Uma das cenas chave do filme nesse sentido é a conversa confessional entre Stone e Kowalski. Visivelmente buscando acalmar a doutora no sentido de fazê-la respirar devagar e não esgotar seu oxigênio (“vinho, doc, não cerveja”), Matt pergunta, enquanto um country music toca na saída de som de seu traje, sobre o que ela estaria fazendo se estivesse em casa agora. Se há algum Sr. Stone lá embaixo olhando pra cima e sonhando com ela. Na crueza da resposta (“Eu tinha uma filha. Ela bateu a cabeça e morreu”) e no silêncio posterior, sem música e sem palavras, nota-se que o astronauta percebeu ter adentrado em um terreno um tanto áspero para se movimentar. Seu silêncio soa melhor que qualquer tentativa de conforto.

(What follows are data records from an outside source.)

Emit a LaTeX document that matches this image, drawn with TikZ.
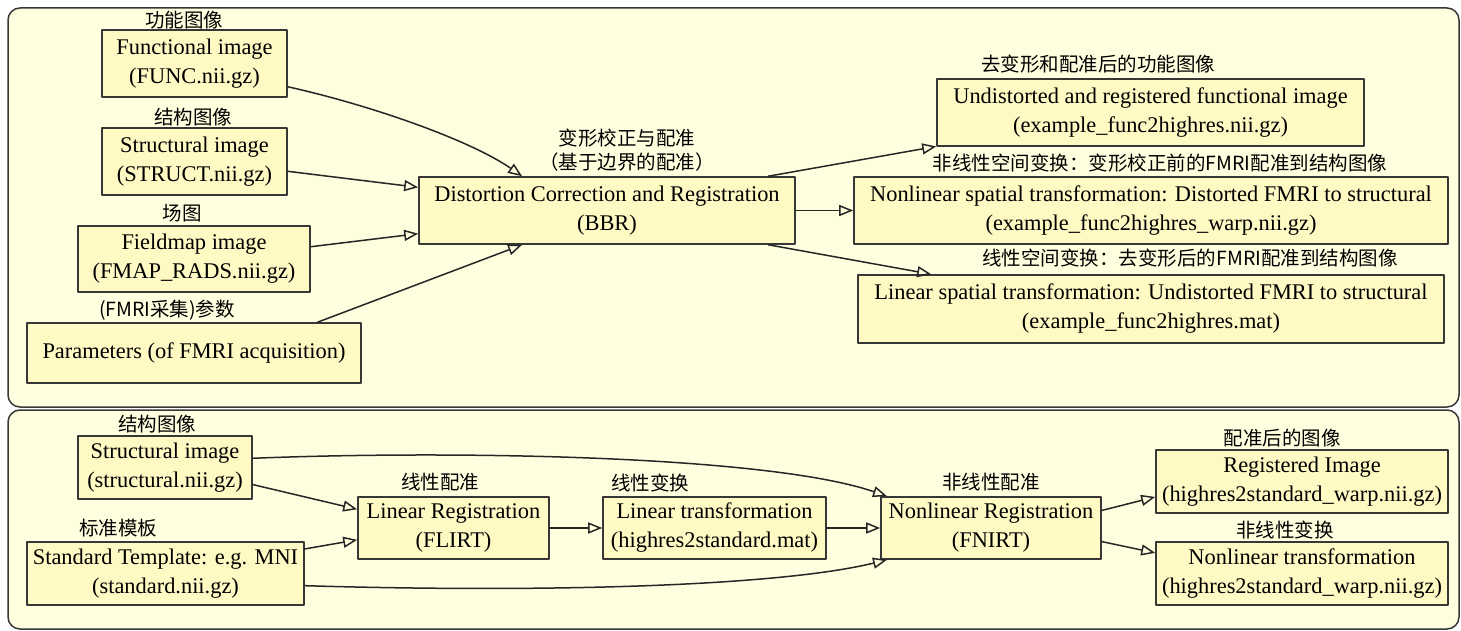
\documentclass[tikz,border=0pt]{standalone}
\usepackage{fontspec}
\setmainfont{Liberation Serif}
\newfontfamily\enserif{Liberation Serif}
\newfontfamily\cjk{Noto Sans CJK SC}
\usetikzlibrary{arrows.meta}
\definecolor{panelfill}{RGB}{255,255,224}
\definecolor{boxfill}{RGB}{255,249,196}
\definecolor{boxline}{RGB}{55,55,55}
\tikzset{
    panel/.style = {draw=boxline, fill=panelfill, line width=1.5pt, rounded corners=12pt},
    box/.style = {draw=boxline, fill=boxfill, line width=1.6pt, align=center, inner sep=0pt,
                  font=\enserif\fontsize{22.4}{29}\selectfont},
    cnlab/.style = {inner sep=0pt, align=center, font=\cjk\fontsize{19.5}{24}\selectfont},
    edge/.style = {draw=black!85, line width=1.5pt, -{Triangle[open,length=14pt,width=11pt]}}
}

\begin{document}
\begin{tikzpicture}[line cap=round, line join=round, x=1pt, y=-1pt]
\useasboundingbox (0,0) rectangle (1461,631);
\fill[white] (0,0) rectangle (1461,631);
\draw [panel] (8,8) rectangle (1459,407);
\draw [panel] (8,410) rectangle (1459,629);
% top panel
\node [box, minimum width=185, minimum height=67] (func) at (194.5,63.5) {Functional image\\(FUNC.nii.gz)};
\node [box, minimum width=185, minimum height=67] (struct) at (194.5,161.5) {Structural image\\(STRUCT.nii.gz)};
\node [box, minimum width=232, minimum height=66] (fmap) at (194,259) {Fieldmap image\\(FMAP\_RADS.nii.gz)};
\node [box, minimum width=334, minimum height=60] (params) at (194,353) {Parameters (of FMRI acquisition)};
\node [box, minimum width=376, minimum height=67] (dcr) at (607,210.5) {Distortion Correction and Registration\\(BBR)};
\node [box, minimum width=427, minimum height=67] (undist) at (1150.5,112.5) {Undistorted and registered functional image\\(example\_func2highres.nii.gz)};
\node [box, minimum width=594, minimum height=67] (warp) at (1151,210.5) {Nonlinear spatial transformation: Distorted FMRI to structural\\(example\_func2highres\_warp.nii.gz)};
\node [box, minimum width=586, minimum height=68] (linmat) at (1151,309) {Linear spatial transformation: Undistorted FMRI to structural\\(example\_func2highres.mat)};
\node [cnlab] (func-cn) at (184,20) {功能图像};
\node [cnlab] (struct-cn) at (193,117) {结构图像};
\node [cnlab] (fmap-cn) at (182,213) {场图};
\node [cnlab] (params-cn) at (167,310) {(FMRI采集)参数};
\node [cnlab] (dcr-cn) at (627,150) {变形校正与配准\\（基于边界的配准）};
\node [cnlab] (undist-cn) at (1098,64) {去变形和配准后的功能图像};
\node [cnlab] (warp-cn) at (1160,163) {非线性空间变换：变形校正前的FMRI配准到结构图像};
\node [cnlab] (linmat-cn) at (1190,258) {线性空间变换：去变形后的FMRI配准到结构图像};
\draw [edge] (func.-14) .. controls (370,105) and (470,140) .. (dcr.158);
\draw [edge] (struct.-6) -- (dcr.173);
\draw [edge] (fmap.6) -- (dcr.187);
\draw [edge] (params.14) -- (dcr.202);
\draw [edge] (dcr.12) -- (undist.189);
\draw [edge] (dcr.east) -- (warp.west);
\draw [edge] (dcr.-12) -- (linmat.171);
% bottom panel
\node [box, minimum width=174, minimum height=63] (hires) at (165,467.5) {Structural image\\(structural.nii.gz)};
\node [box, minimum width=277, minimum height=63] (std) at (165.5,573.5) {Standard Template: e.g. MNI\\(standard.nii.gz)};
\node [box, minimum width=191, minimum height=62] (flirt) at (453.5,528) {Linear Registration\\(FLIRT)};
\node [box, minimum width=223, minimum height=62] (affine) at (714.5,528) {Linear transformation\\(highres2standard.mat)};
\node [box, minimum width=220, minimum height=62] (fnirt) at (991,528) {Nonlinear Registration\\(FNIRT)};
\node [box, minimum width=292, minimum height=63] (reg) at (1302,481.5) {Registered Image\\(highres2standard\_warp.nii.gz)};
\node [box, minimum width=292, minimum height=63] (nlwarp) at (1302,573.5) {Nonlinear transformation\\(highres2standard\_warp.nii.gz)};
\node [cnlab] (hires-cn) at (157,424) {结构图像};
\node [cnlab] (std-cn) at (118,528) {标准模板};
\node [cnlab] (flirt-cn) at (440,482) {线性配准};
\node [cnlab] (affine-cn) at (650,483) {线性变换};
\node [cnlab] (fnirt-cn) at (991,482) {非线性配准};
\node [cnlab] (reg-cn) at (1282,438) {配准后的图像};
\node [cnlab] (nlwarp-cn) at (1285,530) {非线性变换};
\draw [edge] (hires.6) .. controls (460,450) and (770,456) .. (fnirt.163);
\draw [edge] (hires.-11) -- (flirt.169);
\draw [edge] (std.10) -- (flirt.187);
\draw [edge] (std.-5) .. controls (550,593) and (780,586) .. (fnirt.197);
\draw [edge] (flirt.east) -- (affine.west);
\draw [edge] (affine.east) -- (fnirt.west);
\draw [edge] (fnirt.9) -- (reg.186);
\draw [edge] (fnirt.-7) -- (nlwarp.172);
\end{tikzpicture}
\end{document}
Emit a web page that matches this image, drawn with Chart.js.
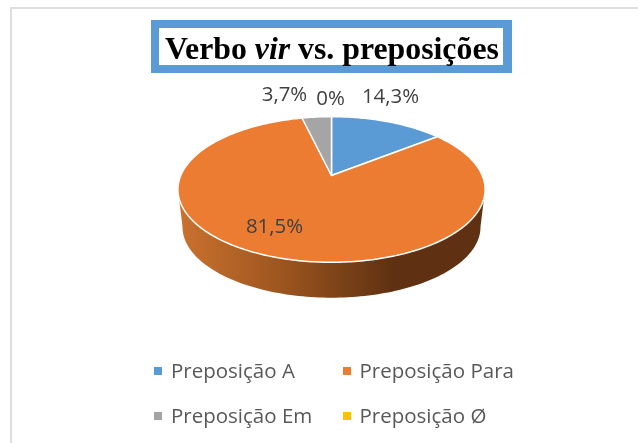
<!DOCTYPE html>
<html><head><meta charset="utf-8">
<style>html,body{margin:0;padding:0;background:#fff}#w{position:relative;width:638px;height:443px}</style>
<script src="https://cdn.jsdelivr.net/npm/chart.js@4"></script>
</head><body><div id="w"><canvas id="c" width="638" height="443"></canvas></div>
<script>
const categories = ['Preposição A', 'Preposição Para', 'Preposição Em', 'Preposição Ø'];
const seriesValues = [14.3, 81.5, 3.7, 0];
const valueLabels = ['14,3%', '81,5%', '3,7%', '0%'];
const sliceColors = ['#5B9BD5', '#EB7C32', '#A5A5A5', '#FFC000'];
const titleParts = [['Verbo ', 'bold'], ['vir', 'italic bold'], [' vs. preposições', 'bold']];

// perspective of the tilted pie: a point on the unit circle is projected on the page
const TILT = 0.1918, SQUASH = 0.4653, DEPTH = 36, FOOT = 0.97;
function project(arc, angle, lower) {
  const u = Math.cos(angle), v = Math.sin(angle), d = 1 - TILT * v, R = arc.outerRadius;
  const s = lower ? FOOT : 1;
  return [arc.x + s * R * u / d, arc.y + s * R * SQUASH * v / d + (lower ? DEPTH + 2 : 0)];
}
const pie3d = {
  id: 'pie3d',
  beforeDatasetDraw(chart, args) {
    const ctx = chart.ctx, arcs = args.meta.data, a0 = arcs[0];
    // side wall, front half of the disc
    const from = 0.19, to = Math.PI - 0.19, n = 120;
    const g = ctx.createLinearGradient(178, 0, 485, 0);
    g.addColorStop(0, '#CB722F'); g.addColorStop(0.33, '#9E561F');
    g.addColorStop(0.7, '#5F3112'); g.addColorStop(1, '#5F3112');
    ctx.save();
    ctx.beginPath();
    for (let i = 0; i <= n; i++) { const p = project(a0, from + (to - from) * i / n, true); ctx.lineTo(p[0], p[1]); }
    for (let i = n; i >= 0; i--) { const p = project(a0, from + (to - from) * i / n, false); ctx.lineTo(p[0], p[1]); }
    ctx.closePath(); ctx.fillStyle = g; ctx.fill();
    // top face: one projected path per library arc
    arcs.forEach(arc => {
      if (arc.endAngle - arc.startAngle <= 0) return;
      ctx.beginPath(); ctx.moveTo(arc.x, arc.y);
      const steps = Math.max(4, Math.ceil((arc.endAngle - arc.startAngle) * 60));
      for (let i = 0; i <= steps; i++) {
        const p = project(arc, arc.startAngle + (arc.endAngle - arc.startAngle) * i / steps, false);
        ctx.lineTo(p[0], p[1]);
      }
      ctx.closePath();
      ctx.fillStyle = arc.options.backgroundColor; ctx.fill();
      ctx.strokeStyle = arc.options.borderColor; ctx.lineWidth = arc.options.borderWidth;
      ctx.lineJoin = 'round'; ctx.stroke();
    });
    ctx.restore();
    return false;
  },
  afterDraw(chart) {
    const ctx = chart.ctx, arcs = chart.getDatasetMeta(0).data, A = chart.options.plugins.pie3d;
    ctx.save();
    // frame
    ctx.fillStyle = '#DEDEDE';
    ctx.fillRect(10, 7, 628, 2); ctx.fillRect(10, 7, 2, 436);
    // title box
    ctx.fillStyle = '#5B9BD5'; ctx.fillRect(151, 20, 361, 53);
    ctx.fillStyle = '#fff'; ctx.fillRect(159, 28, 344, 37);
    ctx.textBaseline = 'alphabetic'; ctx.textAlign = 'left';
    let x = 165; ctx.fillStyle = '#000';
    titleParts.forEach(([t, w]) => { ctx.font = w + ' 31.8px "Liberation Serif"'; ctx.fillText(t, x, 58.5); x += ctx.measureText(t).width; });
    // value labels, placed relative to the centre of the pie
    ctx.font = '20.4px "Open Sans"'; ctx.textAlign = 'center'; ctx.textBaseline = 'middle'; ctx.fillStyle = '#404040';
    arcs.forEach((arc, i) => {
      const [dx, dy] = A.labelOffset[i];
      ctx.fillText(valueLabels[i], arc.x + dx, arc.y + dy);
    });
    // legend in two columns
    ctx.font = '20.5px "Open Sans"'; ctx.textAlign = 'left';
    categories.forEach((t, i) => {
      const px = A.legendX[i % 2], py = A.legendY[Math.floor(i / 2)];
      ctx.fillStyle = sliceColors[i]; ctx.fillRect(px, py - 4, 8, 8);
      ctx.fillStyle = '#595959'; ctx.fillText(t, px + (i % 2 ? 16.5 : 17), py + 1);
    });
    ctx.restore();
  }
};
new Chart(document.getElementById('c'), {
  type: 'pie',
  data: { labels: categories, datasets: [{ data: seriesValues, backgroundColor: sliceColors, borderColor: '#FFFFFF', borderWidth: 1.5 }] },
  options: {
    responsive: false, animation: false,
    layout: { padding: { left: 180, right: 155, top: 24, bottom: 116 } },
    plugins: { legend: { display: false }, tooltip: { enabled: false },
      pie3d: { labelOffset: [[59, -78], [-57, 52], [-47, -80], [-1, -76]], legendX: [154, 343], legendY: [371, 416] } }
  },
  plugins: [pie3d]
});
</script></body></html>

Bullock no momento mais marcante e dramático de sua atuação
E o roteiro de Cuarón (escrito em parceria com seu filho, Jonás) nos traz esse passado trágico como uma pista cuja belíssima e tocante recompensa aparecerá em uma das cenas chave do filme. Nessa cena, toda a esperança de Ryan parece se desvanecer, mas a lembrança de uma garotinha “com cabelos cheio de nós e que não gosta de escová-los” lhe traz força para não desistir. Mais do que um filme de plasticidade e efeitos perfeitos, Cuarón construiu um drama que se sustenta.

E, além do espetáculo visual que nos remete, obviamente, a Kubrick e Tarkovsky, o que mais chama atenção em gravidade é a atuação de Bullock, uma atriz que, conhecida por sua inegável limitação de talento, entrega uma atuação que merece aplausos por dramaticidade e competência. Talvez dessa vez o Oscar lhe seja realmente merecido.